Dataset records =>
########################################

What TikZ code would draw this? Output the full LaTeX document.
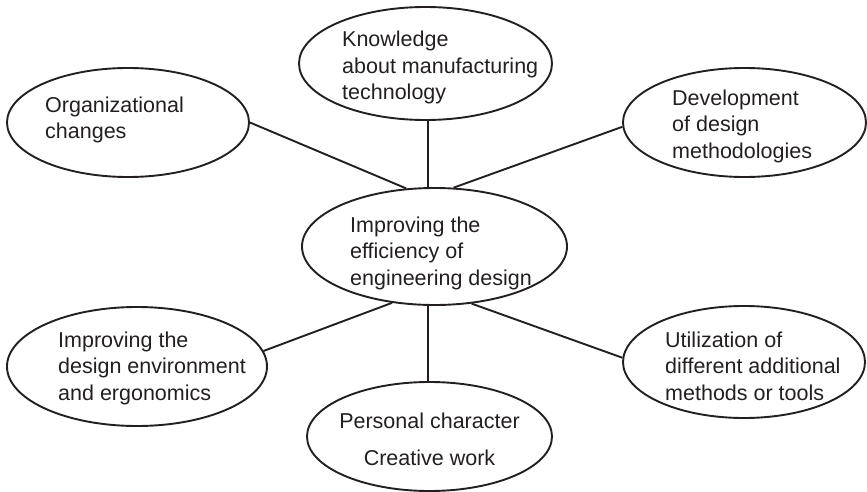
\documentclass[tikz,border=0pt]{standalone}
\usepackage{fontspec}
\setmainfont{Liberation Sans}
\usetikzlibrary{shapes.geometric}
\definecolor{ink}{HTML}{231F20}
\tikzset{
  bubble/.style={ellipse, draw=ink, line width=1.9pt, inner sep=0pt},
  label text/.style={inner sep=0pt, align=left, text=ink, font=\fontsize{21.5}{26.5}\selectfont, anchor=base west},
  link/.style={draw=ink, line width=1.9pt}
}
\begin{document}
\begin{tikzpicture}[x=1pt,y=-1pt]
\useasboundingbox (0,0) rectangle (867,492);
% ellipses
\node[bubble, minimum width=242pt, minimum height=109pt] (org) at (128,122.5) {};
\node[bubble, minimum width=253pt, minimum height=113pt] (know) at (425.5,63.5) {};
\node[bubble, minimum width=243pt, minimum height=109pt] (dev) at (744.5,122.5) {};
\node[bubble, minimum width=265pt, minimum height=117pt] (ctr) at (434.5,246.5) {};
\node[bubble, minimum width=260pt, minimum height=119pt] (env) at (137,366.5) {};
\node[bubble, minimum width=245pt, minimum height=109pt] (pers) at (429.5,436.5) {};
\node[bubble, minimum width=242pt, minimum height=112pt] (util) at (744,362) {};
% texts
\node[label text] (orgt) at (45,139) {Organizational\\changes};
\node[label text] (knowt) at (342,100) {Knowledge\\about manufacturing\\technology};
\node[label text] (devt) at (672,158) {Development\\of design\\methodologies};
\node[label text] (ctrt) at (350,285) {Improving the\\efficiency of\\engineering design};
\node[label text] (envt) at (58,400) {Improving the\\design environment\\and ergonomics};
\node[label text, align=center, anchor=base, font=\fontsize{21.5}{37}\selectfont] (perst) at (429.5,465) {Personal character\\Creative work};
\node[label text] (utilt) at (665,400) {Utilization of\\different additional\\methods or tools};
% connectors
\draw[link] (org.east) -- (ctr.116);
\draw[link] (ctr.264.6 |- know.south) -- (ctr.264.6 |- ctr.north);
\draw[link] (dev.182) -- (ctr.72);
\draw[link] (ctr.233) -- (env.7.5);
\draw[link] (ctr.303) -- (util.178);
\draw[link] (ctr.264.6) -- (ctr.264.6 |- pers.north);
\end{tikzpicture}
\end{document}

########################################

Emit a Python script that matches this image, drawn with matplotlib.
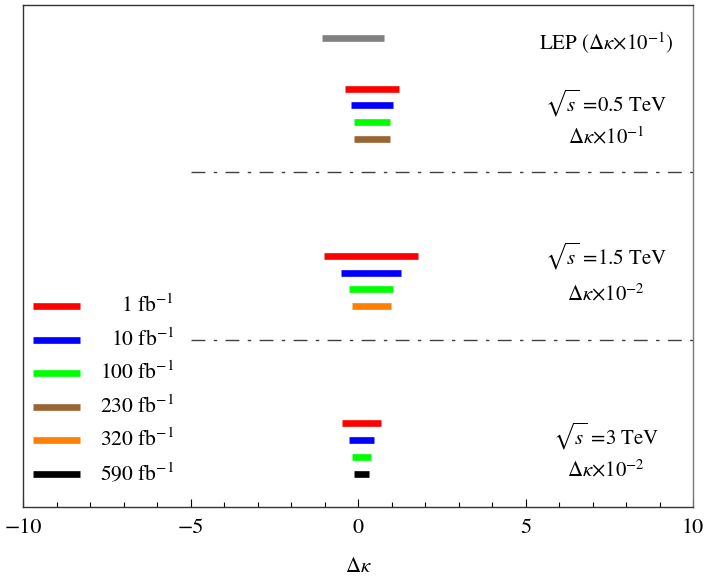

########################################

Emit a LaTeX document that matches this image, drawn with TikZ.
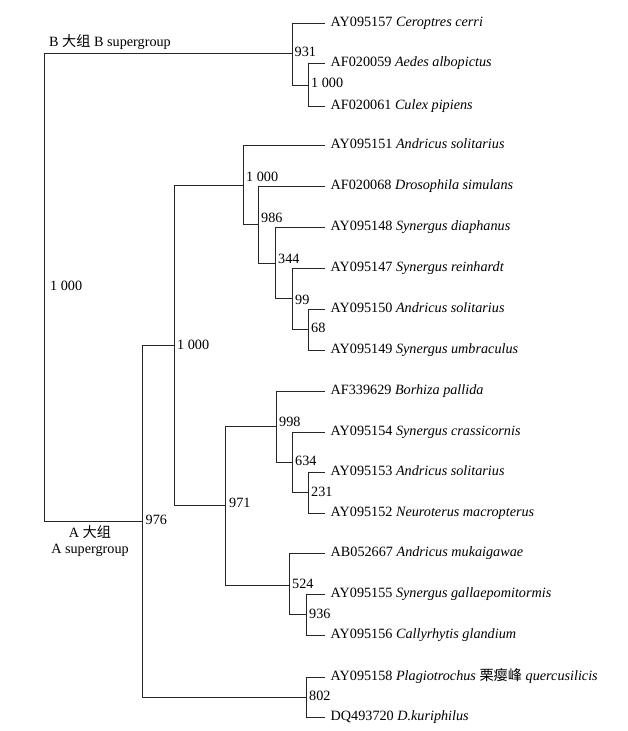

########################################

Written instruction => Return each line with "LaTeX".

Written response =>
What TikZ code would draw this? Output the full LaTeX document.
Emit a LaTeX document that matches this image, drawn with TikZ.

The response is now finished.